Para el Conde-Duque de la Ciudad de José, cuya erudición es un maletín que no tiene fin.
24 de Noviembre.- Basta pasearse por las zonas céntricas de Viena para escuchar, casi siempre en boca de españoles esta (ordinaria) pero frecuentísima conversación. Imaginen mis lectores:
Plaza del ayuntamiento de la capital de Austria. Exterior. Día.
ESPAÑOL 1: (Resoplando) Joé, tío, me estoy meando como una persona mayor.
ESPAÑOL 2:Mira, ahí hay un baño público. Vamos a entrar.
Se acercan los dos amigos y comprueban, asombradísimos, que utilizar las letricas públicas cuesta cincuenta céntimos.
ESPAÑOL 1: (Escandalizado)¡¿Cincuenta céntimos por mear?! ¡Vamos, hombre! ¡Pero estos qué se han creido! ¡Con la cantidad de árboles que hay!
Y, en menos que canta un gallo, nuestros españoles –algún que otro aborigen también- buscan un matorral discreto y cumplen con la naturaleza para gran alivio de sus vejigas.
Esto de pagar por hacer sus necesidades en un entorno límpio y calentito –en ciertas épocas del año, lógicamente, se agradece mucho- es la primera señal que un español percibe de que está en Europa.
Es curioso comprobar, además, que, en nuestro desconocimiento de la idiosincrasia local, todos reaccionamos con la misma conmiseración ante esas señoras generalmente culonas, generalmente mayores, generalmente tristoncillas que, vestidas de bata blanca y sentadas tras una mesita sobre la que hay un platillo de porcelana con unas monedas, regulan el paso a los baños de aquellos a los que un apretón manda a ver al señor Roca.
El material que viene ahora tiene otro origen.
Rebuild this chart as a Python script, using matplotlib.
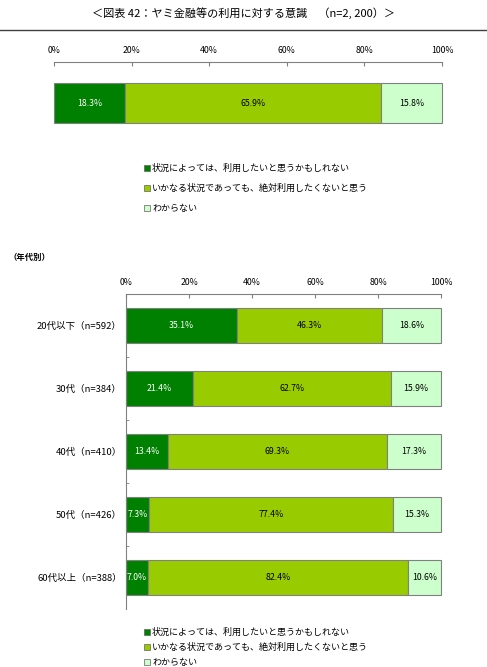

A todos los españoles nos parece on oficio muy digno de lástima y, de entre todas las formas chungas que hay de ganarse las habichuelas, esta se nos antoja una de las más humillantes. Como si las señoras que limpiasen los baños y recogiesen las propinas fueran las sacerdotisas de un culto tan oscuro, misterioso y de naturaleza tan poco presentable como los productos de nuestros aparatos excretores.
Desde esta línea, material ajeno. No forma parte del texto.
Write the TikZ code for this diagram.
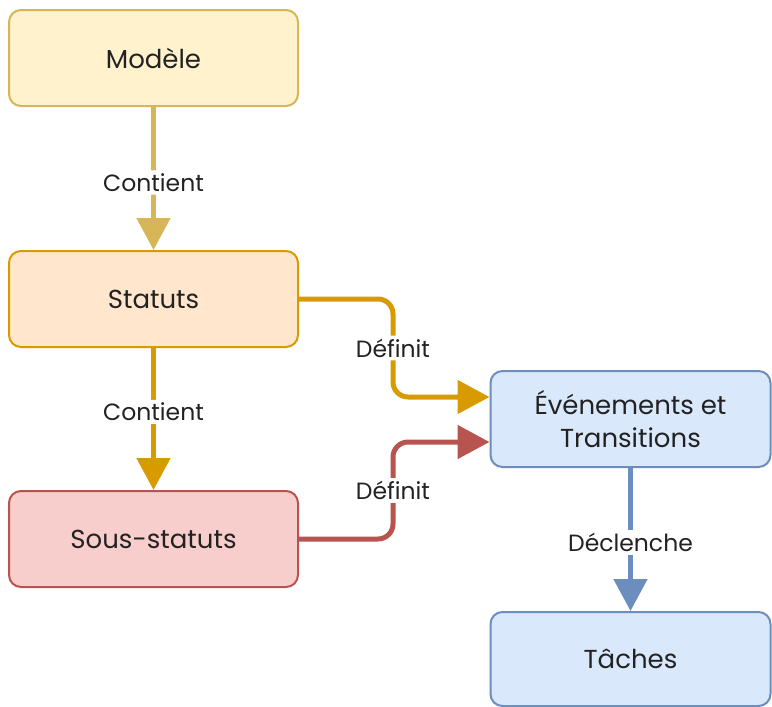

Sin embargo, la presencia de estas señoras en los baños públicos, vamos, la misma presencia de los baños públicos en Viena, representa una de las cumbres del proceso de modernización que experimentó la capital en el siglo XIX.
Antiguamente, en tiempos en los que el ser humano estaba muchísimo más en contacto con sus miserias, el sistema era muchísimo más rústico.
Había unas mujeres que iban cargando a la espalda una cubeta de madera y que portaban unos capotes. Cuando algún transeúnte sentía la necesidad de desalojar su intestino de residuos sólidos, le hacía una seña una señora de estas, la cual ponía el cubo en el suelo, desplegaba el capote para darle “al caganer” una cierta intimidad y esperaba pacientemente hasta que la faena estaba concluida.
Sin embargo, alrededor de 1880, un empresario alemán llamado Wilhelm Beetz, solicitó de la ciudad de Viena una concesión para construir baños públicos (de pago, obviamente). Tras encendido debate por la posibilidad de convertir en fuente de lucro privado una acción que todos, desde el emperador hacia abajo, realizamos todos los días, se autorizó a Herr Beetz a que erigiese a su costa unos establecimientos modernos en puntos estratégicos de la ciudad. El más famoso de estos baños públicos se encuentra en el Graben vienés, a la altura del número 22 (cerca de prestigiosos establecimientos como la sastrería Knize,en donde Marlene Dietrich, por ejemplo, se hacía toda su ropa de hombre). Por cierto, estos baños, de estilo modernista, son un monumento protegido desde 1984 y una de las joyas más excelsas del Art Nouveau que esta ciudad, tan propensa a albergar joyas, alberga.
Naturalmente, entre los pasatiempos del Herr Beetz no estaba el de construir letrinas modernistas por amor al arte. Él lo hacía por la pasta. Y necesitaba a alguien que recogiese la modesta cantidad que los usuarios tenían que pagar si querían quedarse a gusto.
Las señoras de la cubeta, claro está, tuvieron que reciclarse. Pero también mejoraron sus condiciones de trabajo.